Herman H. ter Meer

Nominee: Herman H. ter Meer
Date of birth: December 16, 1871
Date of death: March 9, 1934
Place of birth: Leiden, Netherlands
Burial place: Südfriedhof Cemetery, Cologne, Germany

Herman H. ter Meer, Dutch taxidermist, was born December 16, 1871 in Leiden, Netherlands.  He died March 9, 1934 in Leipzig, Germany and is buried in the Sudfriedhof cemetery. He is often referred to as the “European Akeley” by European taxidermists because, even though Carl E. Akeley was some years older, Herman developed his own technique for making manikins and was a pioneer of modern dermoplasty.  

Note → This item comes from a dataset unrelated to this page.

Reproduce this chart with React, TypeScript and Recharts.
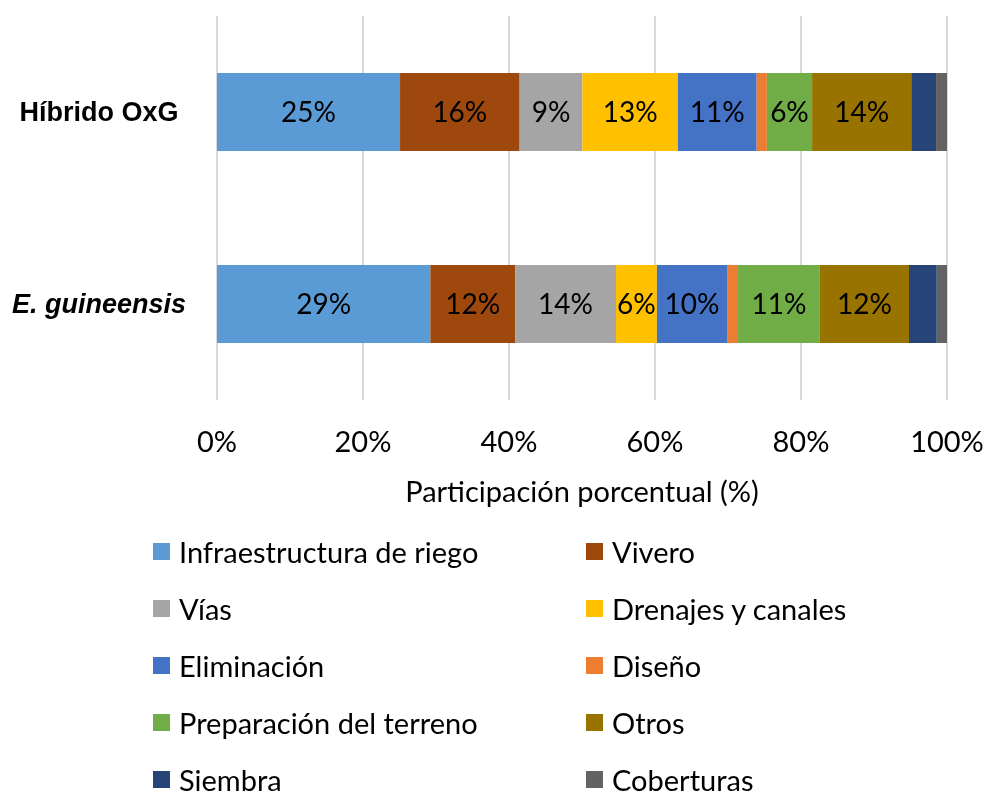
import React from 'react';
import { BarChart, Bar, XAxis, YAxis, CartesianGrid, Legend, LabelList } from 'recharts';

const categories = ['Híbrido OxG', 'E. guineensis'];

const seriesNames = [
  'Infraestructura de riego',
  'Vivero',
  'Vías',
  'Drenajes y canales',
  'Eliminación',
  'Diseño',
  'Preparación del terreno',
  'Otros',
  'Siembra',
  'Coberturas',
];

const infraestructura = [25.1, 29.2];
const vivero = [16.4, 11.6];
const vias = [8.6, 13.8];
const drenajes = [13.1, 5.6];
const eliminacion = [10.8, 9.6];
const diseno = [1.4, 1.5];
const preparacion = [6.2, 11.2];
const otros = [13.6, 12.2];
const siembra = [3.4, 3.8];
const coberturas = [1.5, 1.4];

const xTicks = [0, 0.2, 0.4, 0.6, 0.8, 1];

const seriesValues = [
  infraestructura, vivero, vias, drenajes, eliminacion,
  diseno, preparacion, otros, siembra, coberturas,
];

const colors = [
  '#5B9BD5', '#9E480E', '#A5A5A5', '#FFC000', '#4472C4',
  '#ED7D31', '#70AD47', '#997300', '#264478', '#636363',
];

const data = categories.map((name, i) => {
  const row: Record<string, any> = { name };
  seriesNames.forEach((s, j) => {
    row[s] = seriesValues[j][i];
  });
  return row;
});

const FONT = 'Lato, "Open Sans", sans-serif';
const TEXT_SIZE = 29;

const YTick = (props: any) => {
  const { y, payload } = props;
  const italic = payload.value.startsWith('E.');
  return (
    <text
      x={91}
      y={y}
      textAnchor="middle"
      dominantBaseline="central"
      fontFamily='"Liberation Sans", Arial, sans-serif'
      fontWeight="bold"
      fontStyle={italic ? 'italic' : 'normal'}
      fontSize={27}
      fill="#000"
    >
      {payload.value}
    </text>
  );
};

const XTick = (props: any) => {
  const { x, y, payload } = props;
  return (
    <text
      x={x}
      y={y}
      dy={32}
      textAnchor="middle"
      dominantBaseline="central"
      fontFamily={FONT}
      fontSize={TEXT_SIZE}
      fill="#000"
    >
      {`${Math.round(payload.value * 100)}%`}
    </text>
  );
};

const AxisTitle = (props: any) => {
  const vb = props.viewBox || {};
  return (
    <text
      x={vb.x + vb.width / 2}
      y={vb.y + 90}
      textAnchor="middle"
      dominantBaseline="central"
      fontFamily={FONT}
      fontSize={TEXT_SIZE}
      fill="#000"
    >
      Participación porcentual (%)
    </text>
  );
};

const LegendContent = (props: any) => {
  const payload = [...(props.payload || [])].sort(
    (a: any, b: any) => seriesNames.indexOf(a.value) - seriesNames.indexOf(b.value)
  );
  return (
    <div
      style={{
        display: 'grid',
        gridTemplateColumns: '433px 320px',
        gridAutoRows: '57px',
        fontFamily: FONT,
        fontSize: TEXT_SIZE,
        color: '#000',
      }}
    >
      {payload.map((entry: any) => (
        <div key={entry.value} style={{ display: 'flex', alignItems: 'center', whiteSpace: 'nowrap' }}>
          <span
            style={{
              display: 'inline-block',
              width: 17,
              height: 17,
              background: entry.color,
              marginRight: 9,
              flex: 'none',
            }}
          />
          <span>{entry.value}</span>
        </div>
      ))}
    </div>
  );
};

export default function App() {
  return (
    <div style={{ position: 'fixed', left: 8, top: 8 }}>
      <BarChart
        width={977}
        height={783}
        data={data}
        layout="vertical"
        stackOffset="expand"
        margin={{ top: 8, right: 38, left: 0, bottom: 291 }}
        barSize={78}
      >
        <CartesianGrid horizontal={false} vertical stroke="#D9D9D9" strokeWidth={2} />
        <XAxis
          type="number"
          domain={[0, 1]}
          ticks={xTicks}
          axisLine={false}
          tickLine={false}
          height={100}
          tick={<XTick />}
          label={{ content: <AxisTitle /> }}
          interval={0}
        />
        <YAxis
          type="category"
          dataKey="name"
          width={209}
          axisLine={false}
          tickLine={false}
          tick={<YTick />}
        />
        <Legend
          layout="vertical"
          align="center"
          verticalAlign="middle"
          itemSorter={null as any}
          wrapperStyle={{ top: 515, left: 145, width: 800 }}
          content={<LegendContent />}
        />
        {seriesNames.map((s, j) => (
          <Bar key={s} dataKey={s} stackId="a" fill={colors[j]} isAnimationActive={false}>
            <LabelList
              dataKey={s}
              position="center"
              formatter={(v: any) => (Number(v) >= 5 ? `${Math.round(Number(v))}%` : '')}
              style={{ fontFamily: FONT, fontSize: 28, fill: '#000' }}
            />
          </Bar>
        ))}
      </BarChart>
    </div>
  );
}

By using a mixture of plaster, glue, and turf, he was able to make a manikin which could be sculpted as it slowly hardened.  For bases, he used wood and wireframes which he covered with a layer of plaster-rag, much like the burlap and plaster strips used in museums in the United States at that time.  Christoph Meier, who was a young trainee in the late 1970’s said there were quite a number of “old taxidermy-cracs” in Europe who said that ter Meer’s technique was better than Akeley’s. This was mainly because their opinions were such that “you must do the hard work of a sculptor with material which is stable”.

Year after year, the ter Meer technique was used less and less for one reason or another, nevertheless, Herman was there in Europe.  He always claimed that a taxidermist is an artist and not the same as “a small bird and mammal stuffer”. On February 1, 1895, Herman was employed at the Reich Museum of Natural History in Leiden as a taxidermist, where at that time, his father, Hermanus Hendrikus was the animal preparator.  After his father retired in 1900, Herman continued to develop preparation methods, which included teaching important field care of the specimens.  Not being happy with his working conditions, in 1907 he accepted an offer to work at the Zoological Institute of the University of Leipzig. 

Ter Meer found joy working on new projects which included deep sea animals collected from the Valdivia Expedition in 1899.  He always emphasized the importance of life-like realism in his work achieved from anatomical accuracy, and improved techniques which expressed the artful spirit of the specimen.  As a result of these personal feelings, in 1931 he founded the special association called DEUKEMUS, with sculpting, artist taxidermists as members.  The Association of German Taxidermists (VDP) continues today as a result of Herman H. ter Meer’s professional organization of museum dermoplastikers.


On July 24, 2021, Herman H. ter Meer was officially inducted into the Taxidermy Hall of Fame by THOF Board Member Ken Edwards of Georgia during the 2021 National Taxidermists Association’s awards banquet.